Since then, Dark Friday, has attracted notable international guest artists such as Eskil Simonsson, frontman of Covenant (Sweden) on 2008-10-03 and Angelspit's Zoog and DestroyX on 2009-12-05. SDAM through Dark Friday has persisted in being the first (and presently only) platform to consistently bring such artists from the international Goth / industrial music touring circuit to Singapore and South East Asia. It has also attracted attention in the global alternative scene, particularly when sponsor NetManagement brokered the promotional material of the 2009-03-13 Run of Dark Friday, featuring DJ Mini, to share one side of a flyer with the Kinetik Festival in Canada. The distribution of the latter was simultaneously made in both Montreal and Singapore.

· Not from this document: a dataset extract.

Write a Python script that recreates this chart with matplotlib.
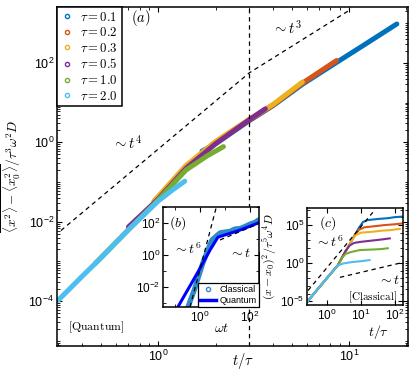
import numpy as np
import matplotlib
matplotlib.use('Agg')
import matplotlib.pyplot as plt
from matplotlib.lines import Line2D
from matplotlib.ticker import LogLocator, NullFormatter

plt.rcParams['font.family'] = ['Liberation Sans', 'DejaVu Sans']
plt.rcParams['mathtext.fontset'] = 'cm'
plt.rcParams['axes.linewidth'] = 1.1

#######################################################################################################
# data
#######################################################################################################
tau_labels = [r'$\tau = 0.1$', r'$\tau = 0.2$', r'$\tau = 0.3$', r'$\tau = 0.5$', r'$\tau = 1.0$', r'$\tau = 2.0$']
colors = ['#0072BD', '#D95319', '#EDB120', '#7E2F8E', '#77AC30', '#4DBEEE']

# (a) quantum, main panel: t/tau vs normalised variance
x_tau01 = [1.7, 2.0, 3.0, 4.0, 5.7, 8.6, 12.0, 17.8]
y_tau01 = [0.6, 0.92, 3.5, 8.4, 29, 103, 285, 960]
x_tau02 = [1.9, 3.0, 4.0, 5.7, 8.6]
y_tau02 = [0.85, 3.6, 8.7, 31, 115]
x_tau03 = [0.95, 1.4, 2.0, 3.0, 4.0, 5.7]
y_tau03 = [0.033, 0.26, 1.05, 3.8, 9.0, 33]
x_tau05 = [0.7, 1.0, 1.4, 2.0, 3.0, 3.65]
y_tau05 = [7.4e-3, 0.037, 0.22, 0.92, 3.7, 7.0]
x_tau10 = [0.47, 0.7, 1.0, 1.4, 1.8, 2.2]
y_tau10 = [9e-4, 6.3e-3, 0.035, 0.2, 0.45, 0.78]
x_tau20 = [0.3, 0.4, 0.5, 0.7, 1.0, 1.2, 1.38]
y_tau20 = [1.05e-4, 4.2e-4, 1.2e-3, 6.3e-3, 0.033, 0.065, 0.105]

guide_a_x = [0.31, 3.0, 10.0]          # ~t^4 then ~t^3
guide_a_y = [6.0e-3, 56, 2.1e3]
t_vline = 3.0

# (b) classical vs quantum, omega t
b_classical_t = [0.33, 0.6, 1.3, 3.0, 6.3, 10, 16, 25, 40, 63, 100, 160, 210]
b_classical_y = [5.6e-4, 7e-3, 0.32, 8.7, 24, 27, 30, 42, 45, 60, 85, 110, 150]
b_quantum_t = [0.13, 0.83, 2.5, 5.2, 10, 32, 100, 210]
b_quantum_y = [5.6e-4, 0.087, 2.0, 13, 18, 32, 63, 100]
b_t6_x, b_t6_y = [0.4, 4.4], [5.6e-4, 870]
b_t1_x, b_t1_y = [6.3, 210], [8.7, 87]

# (c) classical, all tau
c_x_tau01 = [0.26, 0.5, 1.0, 1.6, 2.1, 2.8, 3.5, 4.5, 5.6, 7.1, 8.9, 11.5, 15.8, 31.6, 63, 100, 180]
c_y_tau01 = [8e-6, 2.8e-4, 1.1e-2, 0.13, 0.54, 5.8, 35, 220, 1350, 8.3e3, 5e4, 2.5e5, 4.5e5, 6.3e5, 8e5, 1.1e6, 1.3e6]
c_x_tau02 = [0.26, 0.5, 1.0, 1.6, 2.1, 2.8, 3.5, 4.5, 5.6, 7.1, 8.9, 12.6, 25, 50, 100, 158]
c_y_tau02 = [8e-6, 2.8e-4, 1.1e-2, 0.13, 0.54, 5.8, 35, 220, 1350, 8e3, 2.5e4, 5e4, 7e4, 1e5, 1.26e5, 1.6e5]
c_x_tau03 = [0.26, 0.5, 1.0, 1.6, 2.1, 2.8, 3.5, 4.5, 5.6, 7.1, 10, 20, 40, 79, 141]
c_y_tau03 = [8e-6, 2.8e-4, 1.1e-2, 0.13, 0.54, 5.8, 35, 220, 1260, 5e3, 1e4, 1.26e4, 1.8e4, 2.2e4, 3.2e4]
c_x_tau05 = [0.26, 0.5, 1.0, 1.6, 2.1, 2.8, 3.5, 4.6, 6.3, 10, 20, 40, 71]
c_y_tau05 = [8e-6, 2.8e-4, 1.1e-2, 0.13, 0.54, 5.8, 35, 200, 450, 630, 890, 1260, 1780]
c_x_tau10 = [0.26, 0.5, 1.0, 1.6, 2.1, 2.8, 3.5, 5.0, 9.3, 20, 40, 62]
c_y_tau10 = [8e-6, 2.8e-4, 1.1e-2, 0.13, 0.54, 5.0, 16, 28, 52, 60, 70, 89]
c_x_tau20 = [0.26, 0.5, 1.0, 1.6, 2.1, 3.0, 5.0, 10, 18]
c_y_tau20 = [8e-6, 2.8e-4, 1.1e-2, 0.13, 0.5, 0.9, 1.3, 1.8, 2.5]
c_t6_x, c_t6_y = [0.275, 22.4], [2.5e-4, 4.7e6]
c_t1_x, c_t1_y = [2.4, 141], [0.0135, 1.0]


def matlab_ticks(ax, size=8):
    ax.tick_params(which='both', direction='in', top=True, right=True, labelsize=size, pad=2)
    ax.tick_params(which='major', length=3.5, width=0.8)
    ax.tick_params(which='minor', length=2, width=0.6)


fig = plt.figure(figsize=(4.15, 3.73), dpi=100)

#######################################################################################################
# (a) main panel
#######################################################################################################
ax = fig.add_axes([57 / 415, 1 - 346 / 373, 351 / 415, 339 / 373])
main_x = [x_tau01, x_tau02, x_tau03, x_tau05, x_tau10, x_tau20]
main_y = [y_tau01, y_tau02, y_tau03, y_tau05, y_tau10, y_tau20]
for xs, ys, c in zip(main_x, main_y, colors):
    ax.plot(xs, ys, color=c, lw=3.6, solid_capstyle='round')
ax.plot(guide_a_x, guide_a_y, 'k--', lw=0.9, dashes=(3.5, 3))
ax.axvline(t_vline, color='k', ls='--', lw=0.9, dashes=(3.5, 3))
ax.set_xscale('log')
ax.set_yscale('log')
ax.set_xlim(10 ** -0.529, 10 ** 1.309)
ax.set_ylim(10 ** -5.13, 10 ** 3.41)
ax.set_xticks([1, 10])
ax.set_yticks([1e-4, 1e-2, 1, 1e2])
ax.xaxis.set_minor_locator(LogLocator(base=10, subs=np.arange(1, 10), numticks=50))
ax.yaxis.set_minor_locator(LogLocator(base=10, subs=np.arange(1, 10), numticks=50))
ax.xaxis.set_minor_formatter(NullFormatter())
ax.yaxis.set_minor_formatter(NullFormatter())
matlab_ticks(ax, size=9)
ax.set_xlabel(r'$t/\tau$', fontsize=10.5)
ax.xaxis.set_label_coords(0.53, -0.015)
ax.set_ylabel(r'$\overline{\langle x^2\rangle - \langle x_0^2\rangle}/\tau^3\omega^2 D$', fontsize=9.5)
ax.yaxis.set_label_coords(-0.1, 0.5)

handles = [Line2D([], [], ls='none', marker='o', ms=3, mfc='none', mec=c, mew=1) for c in colors]
leg = ax.legend(handles, tau_labels, loc='upper left', bbox_to_anchor=(0, 1), borderaxespad=0,
                fancybox=False, edgecolor='k', framealpha=1, fontsize=9.2, handlelength=0.9,
                handletextpad=0.6, labelspacing=0.2, borderpad=0.3)
leg.get_frame().set_linewidth(1.1)

ax.text(0.21, 0.968, r'$(a)$', transform=ax.transAxes, fontsize=10.5, ha='left', va='center')
ax.text(0.2, 0.6, r'$\sim t^4$', transform=ax.transAxes, fontsize=10.5, ha='center', va='center')
ax.text(0.655, 0.938, r'$\sim t^3$', transform=ax.transAxes, fontsize=10.5, ha='center', va='center')
ax.text(0.03, 0.056, r'$\mathrm{[Quantum]}$', transform=ax.transAxes, fontsize=8.5, ha='left', va='center')

#######################################################################################################
# (b) inset: classical vs quantum
#######################################################################################################
axb = fig.add_axes([163 / 415, 1 - 307 / 373, 96 / 415, 100 / 373])
axb.plot(b_classical_t, b_classical_y, color='#2d8cc8', lw=3.8, solid_capstyle='round')
axb.plot(b_quantum_t, b_quantum_y, color='#0000ff', lw=2.2)
axb.plot(b_t6_x, b_t6_y, 'k--', lw=0.9, dashes=(3.5, 3))
axb.plot(b_t1_x, b_t1_y, 'k--', lw=0.9, dashes=(3.5, 3))
axb.set_xscale('log')
axb.set_yscale('log')
axb.set_xlim(10 ** -1.48, 10 ** 2.36)
axb.set_ylim(10 ** -3.25, 10 ** 3.0)
axb.set_xticks([1, 100])
axb.set_yticks([1e-2, 1, 1e2])
axb.xaxis.set_minor_locator(LogLocator(base=10, subs=(1.0,), numticks=20))
axb.yaxis.set_minor_locator(LogLocator(base=10, subs=(1.0,), numticks=20))
axb.xaxis.set_minor_formatter(NullFormatter())
axb.yaxis.set_minor_formatter(NullFormatter())
matlab_ticks(axb, size=8.5)
axb.set_xlabel(r'$\omega t$', fontsize=10)
axb.xaxis.set_label_coords(0.61, -0.14)
hb = [Line2D([], [], ls='none', marker='o', ms=3, mfc='none', mec='#2d8cc8', mew=1),
      Line2D([], [], color='#0000ff', lw=2.5)]
legb = axb.legend(hb, ['Classical', 'Quantum'], loc='lower right', borderaxespad=0, fancybox=False,
                  edgecolor='k', framealpha=1, fontsize=6.5, handlelength=1.8, handletextpad=0.4,
                  labelspacing=0.15, borderpad=0.25)
legb.get_frame().set_linewidth(0.9)
axb.text(0.06, 0.84, r'$(b)$', transform=axb.transAxes, fontsize=10, ha='left', va='center')
axb.text(0.25, 0.58, r'$\sim t^6$', transform=axb.transAxes, fontsize=10, ha='center', va='center')
axb.text(0.8, 0.54, r'$\sim t$', transform=axb.transAxes, fontsize=10, ha='center', va='center')

#######################################################################################################
# (c) inset: classical, all tau
#######################################################################################################
axc = fig.add_axes([307 / 415, 1 - 305 / 373, 96 / 415, 97 / 373])
c_x = [c_x_tau01, c_x_tau02, c_x_tau03, c_x_tau05, c_x_tau10, c_x_tau20]
c_y = [c_y_tau01, c_y_tau02, c_y_tau03, c_y_tau05, c_y_tau10, c_y_tau20]
for xs, ys, c in zip(c_x, c_y, colors):
    axc.plot(xs, ys, color=c, lw=1.5)
axc.plot(c_t6_x, c_t6_y, 'k--', lw=0.9, dashes=(3.5, 3))
axc.plot(c_t1_x, c_t1_y, 'k--', lw=0.9, dashes=(3.5, 3))
axc.set_xscale('log')
axc.set_yscale('log')
axc.set_xlim(10 ** -0.59, 10 ** 2.24)
axc.set_ylim(10 ** -5.5, 10 ** 7.24)
axc.set_xticks([1, 10, 100])
axc.set_yticks([1e-5, 1, 1e5])
axc.xaxis.set_minor_locator(LogLocator(base=10, subs=(1.0,), numticks=20))
axc.yaxis.set_minor_locator(LogLocator(base=10, subs=(1.0,), numticks=20))
axc.xaxis.set_minor_formatter(NullFormatter())
axc.yaxis.set_minor_formatter(NullFormatter())
matlab_ticks(axc, size=8.5)
axc.set_xlabel(r'$t/\tau$', fontsize=10)
axc.xaxis.set_label_coords(0.74, -0.19)
axc.set_ylabel(r'$\overline{(x-x_0)^2}/\tau^5\omega^4 D$', fontsize=8.5)
axc.yaxis.set_label_coords(-0.3, 0.5)
axc.text(0.12, 0.845, r'$(c)$', transform=axc.transAxes, fontsize=10, ha='left', va='center')
axc.text(0.23, 0.65, r'$\sim t^6$', transform=axc.transAxes, fontsize=10, ha='center', va='center')
axc.text(0.86, 0.26, r'$\sim t$', transform=axc.transAxes, fontsize=10, ha='center', va='center')
axc.text(0.68, 0.08, r'$\mathrm{[Classical]}$', transform=axc.transAxes, fontsize=8, ha='center', va='center')

fig.savefig('out.png', dpi=100)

Due to Singapore's geographic position, it has been strategically advantageous for regional gothic promoters to begin to use Dark Friday as an incidental Asian show stopover for flightshares when planning tours to Australia or up to Japan, such as in the case of Covenant where promoter Riveting Promotions in Sydney held a Covenant concert immediately after Eskil's performance in Dark Friday

===Heart of Darkness===
The second offering from SDAM after a largely indie effort at Ghast was conceived by Saito Nagasaki through brokerage of a sponsorship by Jack Daniel's Singapore distributor Thai-Pore Enterprise Pte Ltd. The event's debut featured local Metal bands Meza Virs and Absence of the Sacred. The latter formula was applied to all subsequent runs of the event in Saito's effort to leverage on the local Metal scene's fanatic supporters to bolster a fragmented gothic/industrial audience. Heart of Darkness won critical acclaim in Time Out magazine's Singapore Edition as the Number 1 critic's choice, ranking above Zouk's "Readyset Glo, The Motored Sessions" and Ministry of Sound Singapore's "Godskitchen Presents Les Hemlock". Heart of Darkness was brought back by SDAM on 18 July 2009 mainly due to nostalgia reasons on part of the SDAM committee as well as the host venue (NOVA) being a dedicated Jack Daniels bar, a current key account of the Thaipore, the original sponsor. The rehash featured a lineup of DJs Lique, Mentor, Murderfreak and Saito Nagasaki;

===Alternation===
Debuting on 9 August 2007, Alternation became Singapore's longest running dedicated alternative music night, (hosted at DXO, Esplanade - Theatres on the Bay) lasting 31 weeks up to its finale on 6 March 2008 The event was held on a weekly rotation on Thursdays with a notable international guest appearance by Alec Empire of Atari Teenage Riot on 2007-09-20 Alternation has since been rehashed with a comeback event held on 2009-10-16 at DXO featuring an Art and Photography exhibition titled "Absinthe Garden" The exhibition featured works by notable local photographers Deadpoet and Razin Razor.

==SDAM Committee==

The Current SDAM committee comprises 7 members holding separate portfolios and working on a voluntary basis.